_What you should do:_ Omit the pictures and output exactly the lines from the start of the entries through the line containing "import plotly.graph_objects as go".

(Source code of charts)
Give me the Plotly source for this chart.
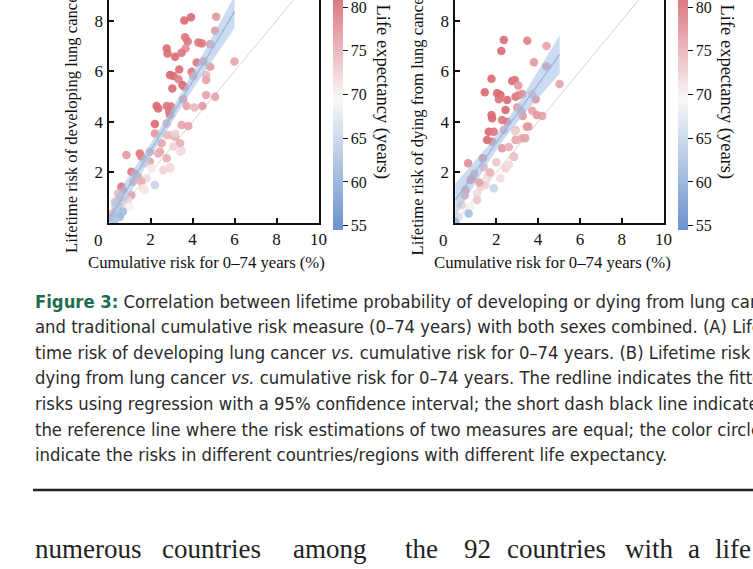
import numpy as np
import plotly.graph_objects as go

# ---------------- data ----------------
# Panel A: lifetime risk of developing lung cancer vs cumulative risk 0-74
a_cum = [3.61, 3.93, 5.13, 5.08, 3.65, 3.77, 4.28, 4.44, 4.84, 2.77, 2.81, 3.67, 3.48, 3.17, 4.20,
         4.52, 4.84, 6.00, 3.37, 3.96, 2.93, 3.09, 3.33, 4.04, 4.65, 4.65, 3.52, 3.61, 3.04, 4.65,
         5.08, 3.56, 2.29, 2.37, 2.77, 2.98, 3.72, 4.09, 4.47, 2.89, 2.93, 2.21, 3.48, 3.80, 2.77,
         2.21, 2.93, 3.17, 3.41, 3.48, 3.09, 2.53, 2.45, 2.77, 2.61, 2.93, 1.49, 1.57, 0.85, 1.97,
         1.73, 2.05, 1.09, 1.25, 1.41, 1.81, 2.21, 1.57, 1.17, 0.61, 0.69, 1.65, 1.73, 1.09, 0.54,
         0.93, 0.45, 0.77, 1.01, 0.37, 0.22, 0.69, 0.54, 0.13, 0.30, 3.18, 2.78, 3.42, 2.94, 1.97,
         2.37, 0.45, 0.30]
a_life = [8.00, 8.13, 8.15, 7.60, 7.34, 7.17, 7.13, 7.10, 7.07, 6.90, 6.70, 6.90, 6.73, 6.57, 6.34,
          6.38, 6.18, 6.38, 6.07, 5.98, 5.85, 5.81, 5.68, 5.81, 5.85, 5.65, 5.45, 5.39, 5.32, 5.06,
          4.99, 4.89, 4.62, 4.53, 4.62, 4.60, 4.62, 4.57, 4.62, 4.40, 4.27, 3.91, 3.87, 3.83, 3.94,
          3.54, 3.48, 3.41, 3.15, 2.86, 3.02, 3.15, 2.82, 2.56, 2.09, 2.16, 2.75, 2.62, 2.69, 2.42,
          2.36, 2.16, 2.03, 1.96, 1.83, 1.77, 1.50, 1.63, 1.63, 1.43, 1.30, 1.37, 1.30, 1.10, 0.98,
          0.91, 0.71, 0.64, 0.64, 0.51, 0.38, 0.45, 0.25, 0.19, 0.12, 3.54, 3.48, 2.82, 2.22, 2.82,
          2.75, 1.17, 0.84]
a_le = [82, 82, 78, 78, 81, 81, 81, 81, 78, 82, 82, 79, 81, 82, 81,
        79, 78, 77, 82, 81, 82, 82, 80, 78, 75, 77, 82, 81, 82, 77,
        77, 79, 82, 82, 81, 81, 77, 75, 78, 81, 81, 82, 77, 77, 77,
        78, 74, 76, 76, 73, 73, 77, 77, 76, 73, 73, 81, 80, 78, 77,
        73, 71, 81, 80, 77, 72, 64, 76, 77, 81, 80, 72, 71, 77, 77,
        73, 76, 71, 70, 66, 76, 61, 60, 60, 62, 73, 75, 72, 72, 77,
        76, 75, 74]

# Panel B: lifetime risk of dying from lung cancer vs cumulative risk 0-74
b_cum = [2.36, 3.48, 4.40, 2.24, 3.80, 4.39, 5.03, 1.77, 1.45, 2.76, 2.89, 3.05, 2.04, 2.20, 2.12,
         2.52, 2.92, 3.08, 3.24, 3.72, 3.88, 2.44, 3.00, 3.72, 1.77, 3.27, 4.20, 1.80, 2.28, 2.52,
         1.64, 1.88, 1.56, 1.80, 2.36, 2.92, 3.53, 2.92, 3.24, 2.28, 2.84, 2.44, 2.20, 1.35, 0.65,
         0.84, 0.76, 1.56, 1.48, 1.88, 0.52, 0.49, 1.08, 1.24, 0.36, 0.76, 0.68, 0.20, 0.04, 1.08,
         3.94, 3.46, 3.22, 2.98, 3.38, 2.82, 2.90, 2.60, 1.40, 2.00, 1.70, 2.60, 0.95, 1.20]
b_life = [7.23, 7.20, 7.00, 6.80, 6.35, 6.20, 5.49, 5.70, 5.17, 5.61, 5.65, 5.43, 5.13, 5.06, 4.89,
          4.86, 4.99, 5.06, 5.10, 5.10, 4.89, 4.47, 4.57, 4.44, 4.27, 4.23, 4.23, 4.14, 4.07, 4.00,
          3.61, 3.61, 3.28, 3.21, 3.68, 3.68, 3.81, 3.28, 3.35, 2.95, 2.62, 2.16, 1.77, 2.56, 2.36,
          1.77, 1.70, 1.83, 1.50, 1.37, 1.30, 1.10, 1.17, 1.43, 0.71, 0.64, 0.38, 0.25, 0.05, 0.91,
          4.27, 3.80, 4.40, 3.28, 3.35, 2.62, 3.61, 3.00, 2.20, 2.40, 2.00, 2.30, 1.95, 1.60]
b_le = [82, 80, 77, 82, 78, 79, 77, 82, 82, 82, 81, 78, 82, 82, 81,
        82, 81, 80, 79, 75, 79, 82, 78, 77, 82, 78, 77, 82, 81, 81,
        82, 81, 82, 81, 77, 75, 78, 77, 77, 78, 77, 73, 72, 81, 79,
        81, 80, 72, 73, 64, 80, 77, 72, 73, 73, 70, 61, 66, 60, 74,
        78, 78, 78, 76, 77, 74, 73, 76, 75, 74, 76, 72, 78, 77]

x_ticks = [2, 4, 6, 8, 10]
y_ticks = [2, 4, 6, 8]
cb_ticks = [55, 60, 65, 70, 75, 80]

caption_lines = [
    "<b><span style='color:#1d6e4f'>Figure 3:</span></b> Correlation between lifetime probability of developing or dying from lung cancer",
    "and traditional cumulative risk measure (0–74 years) with both sexes combined. (A) Life-",
    "time risk of developing lung cancer <i>vs.</i> cumulative risk for 0–74 years. (B) Lifetime risk of",
    "dying from lung cancer <i>vs.</i> cumulative risk for 0–74 years. The redline indicates the fitted",
    "risks using regression with a 95% confidence interval; the short dash black line indicates",
    "the reference line where the risk estimations of two measures are equal; the color circles",
    "indicate the risks in different countries/regions with different life expectancy.",
]
body_words = ["numerous", "countries", "among", "the", "92", "countries", "with", "a", "life"]
body_word_x = [33, 160, 291, 403, 462, 505, 623, 686, 713]

# ---------------- figure ----------------
W, H = 753, 569
SERIF = "Liberation Serif, Times New Roman, serif"
NARROW = "Liberation Sans Narrow, Arial Narrow, DejaVu Sans Condensed, sans-serif"
BLUE, WHITE, RED = (106, 147, 207), (248, 248, 248), (212, 80, 92)
CMIN, CMAX, CMID = 54.5, 84.5, 69.5
CB_TOP = 80.8   # value visible at the top edge of the colour bar


def mix(c1, c2, f):
    return "rgb(%d,%d,%d)" % tuple(round(a + (b - a) * f) for a, b in zip(c1, c2))


cscale = [[0.0, mix(BLUE, BLUE, 0)], [0.5, mix(WHITE, WHITE, 0)], [1.0, mix(RED, RED, 0)]]
# the same scale cut at the value visible at the top of the colour bar
mid_f = (CMID - CMIN) / (CB_TOP - CMIN)
top_col = mix(WHITE, RED, (CB_TOP - CMID) / (CMAX - CMID))
cscale_bar = [[0.0, mix(BLUE, BLUE, 0)], [mid_f, mix(WHITE, WHITE, 0)], [1.0, top_col]]


def px(xp):
    return xp / W


def py(yp):
    return 1 - yp / H


fig = go.Figure()


def fit_band(x, y):
    x = np.asarray(x, float)
    y = np.asarray(y, float)
    n = len(x)
    b, a = np.polyfit(x, y, 1)
    xs = np.linspace(x.min(), x.max(), 60)
    yh = a + b * xs
    res = y - (a + b * x)
    s = np.sqrt(np.sum(res ** 2) / (n - 2))
    sxx = np.sum((x - x.mean()) ** 2)
    se = s * np.sqrt(1 / n + (xs - x.mean()) ** 2 / sxx)
    t = 1.98
    return xs, yh, yh - t * se, yh + t * se


panels = [
    (a_cum, a_life, a_le, "x", "y", 333),
    (b_cum, b_life, b_le, "x2", "y2", 678),
]
for cum, life, le, xa, ya, cbx in panels:
    # reference line y = x
    fig.add_trace(go.Scatter(x=[0, 10], y=[0, 10], mode="lines", xaxis=xa, yaxis=ya,
                             line=dict(color="#d4d4d4", width=1), showlegend=False, hoverinfo="skip"))
    fig.add_trace(go.Scatter(
        x=cum, y=life, mode="markers", xaxis=xa, yaxis=ya, showlegend=False,
        marker=dict(size=8.5, color=le, colorscale=cscale, cmin=CMIN, cmax=CMAX,
                    opacity=0.92, line=dict(width=0), showscale=False)))
    # colour bar (invisible carrier trace)
    fig.add_trace(go.Scatter(
        x=[None], y=[None], mode="markers", xaxis=xa, yaxis=ya, showlegend=False,
        hoverinfo="skip",
        marker=dict(color=[CMID], colorscale=cscale_bar, cmin=CMIN, cmax=CB_TOP, showscale=True,
                    colorbar=dict(x=px(cbx), xanchor="left", y=py(230), yanchor="bottom",
                                  len=230 / H, lenmode="fraction", thickness=10,
                                  xpad=0, ypad=0, outlinewidth=0,
                                  tickvals=cb_ticks, ticks="outside", ticklen=5,
                                  tickwidth=1.3, tickcolor="#111",
                                  ticklabeloverflow="allow",
                                  tickfont=dict(family=SERIF, size=16, color="#111")))))
    xs, yh, lo, hi = fit_band(cum, life)
    fig.add_trace(go.Scatter(x=np.concatenate([xs, xs[::-1]]), y=np.concatenate([hi, lo[::-1]]),
                             mode="lines", fill="toself", fillcolor="rgba(165,195,230,0.58)",
                             line=dict(width=0), xaxis=xa, yaxis=ya, showlegend=False,
                             hoverinfo="skip"))
    fig.add_trace(go.Scatter(x=xs, y=yh, mode="lines", xaxis=xa, yaxis=ya,
                             line=dict(color="rgba(150,182,225,0.9)", width=1.5),
                             showlegend=False, hoverinfo="skip"))

axis_common = dict(showgrid=False, zeroline=False, showline=True, linecolor="#111",
                   linewidth=2, ticks="inside", ticklen=5, tickwidth=1.5, tickcolor="#111",
                   tickfont=dict(family=SERIF, size=17, color="#111"))

fig.update_layout(
    width=W, height=H, margin=dict(l=0, r=0, t=0, b=0, autoexpand=False),
    paper_bgcolor="white", plot_bgcolor="white",
    xaxis=dict(domain=[px(108.5), px(318.5)], range=[0, 10], tickvals=x_ticks, anchor="y",
               mirror=False, **axis_common),
    yaxis=dict(domain=[py(223), 1], range=[0, 223 / 25.3], tickvals=y_ticks, anchor="x",
               mirror=True, **axis_common),
    xaxis2=dict(domain=[px(454.5), px(663.5)], range=[0, 10], tickvals=x_ticks, anchor="y2",
                mirror=False, **axis_common),
    yaxis2=dict(domain=[py(223), 1], range=[0, 223 / 25.3], tickvals=y_ticks, anchor="x2",
                mirror=True, **axis_common),
    showlegend=False,
)

ann = []
# origin "0" labels
for x0 in (98, 443):
    ann.append(dict(x=px(x0), y=py(240), xref="paper", yref="paper", text="0", showarrow=False,
                    xanchor="center", yanchor="middle",
                    font=dict(family=SERIF, size=17, color="#111")))
# x-axis titles
for xc in (207, 552):
    ann.append(dict(x=px(xc), y=py(262), xref="paper", yref="paper",
                    text="Cumulative risk for 0–74 years (%)", showarrow=False,
                    xanchor="center", yanchor="middle",
                    font=dict(family=SERIF, size=16.7, color="#111")))
# y-axis titles
for xc, yb, t in ((71, 255, "Lifetime risk of developing lung cancer (%)"),
                  (417, 257, "Lifetime risk of dying from lung cancer (%)")):
    ann.append(dict(x=px(xc), y=py(yb), xref="paper", yref="paper", text=t, showarrow=False,
                    textangle=-90, xanchor="center", yanchor="bottom",
                    font=dict(family=SERIF, size=16.6, color="#111")))
# colorbar titles
for xc in (382, 726):
    ann.append(dict(x=px(xc), y=py(2), xref="paper", yref="paper", text="Life expectancy (years)",
                    showarrow=False, textangle=90, xanchor="center", yanchor="top",
                    font=dict(family=SERIF, size=18.5, color="#111")))
# caption
for i, line in enumerate(caption_lines):
    ann.append(dict(x=px(33), y=py(301 + i * 25.6), xref="paper", yref="paper", text=line,
                    showarrow=False, xanchor="left", yanchor="middle", align="left",
                    font=dict(family=NARROW, size=18.3, color="#2a2a2a")))
# body text
for w, xw in zip(body_words, body_word_x):
    ann.append(dict(x=px(xw), y=py(549), xref="paper", yref="paper", text=w, showarrow=False,
                    xanchor="left", yanchor="middle",
                    font=dict(family=SERIF, size=27, color="#222")))
fig.update_layout(annotations=ann)

fig.add_shape(type="line", xref="paper", yref="paper", x0=px(33), x1=1.0, y0=py(490), y1=py(490),
              line=dict(color="#222", width=2.5))

fig.write_html("out.html", config={"displayModeBar": False},
               post_script="document.body.style.margin='0';document.body.style.overflow='hidden';")
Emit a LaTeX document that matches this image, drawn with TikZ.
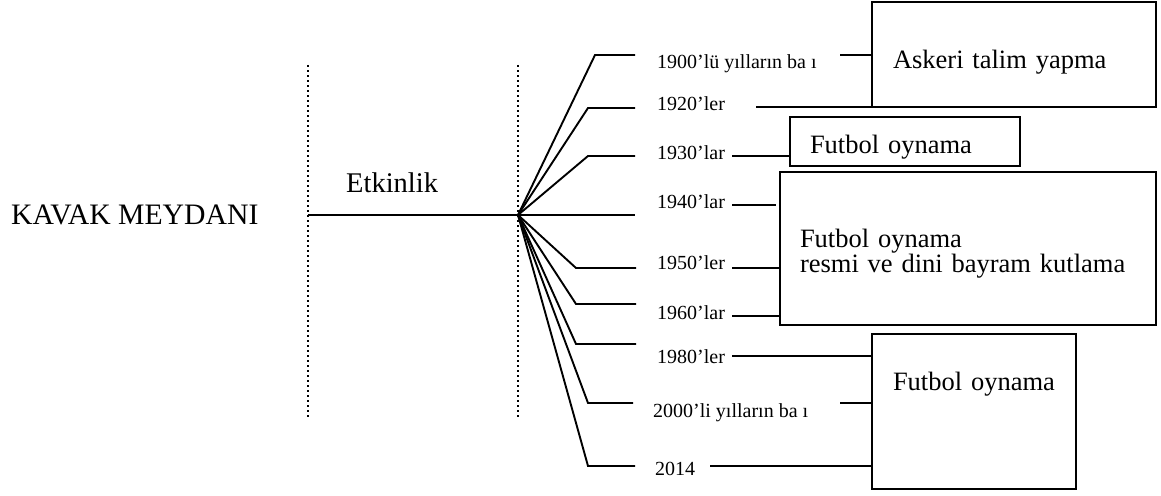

_Full answer:_
Give me the Plotly source for this chart.
import numpy as np
import plotly.graph_objects as go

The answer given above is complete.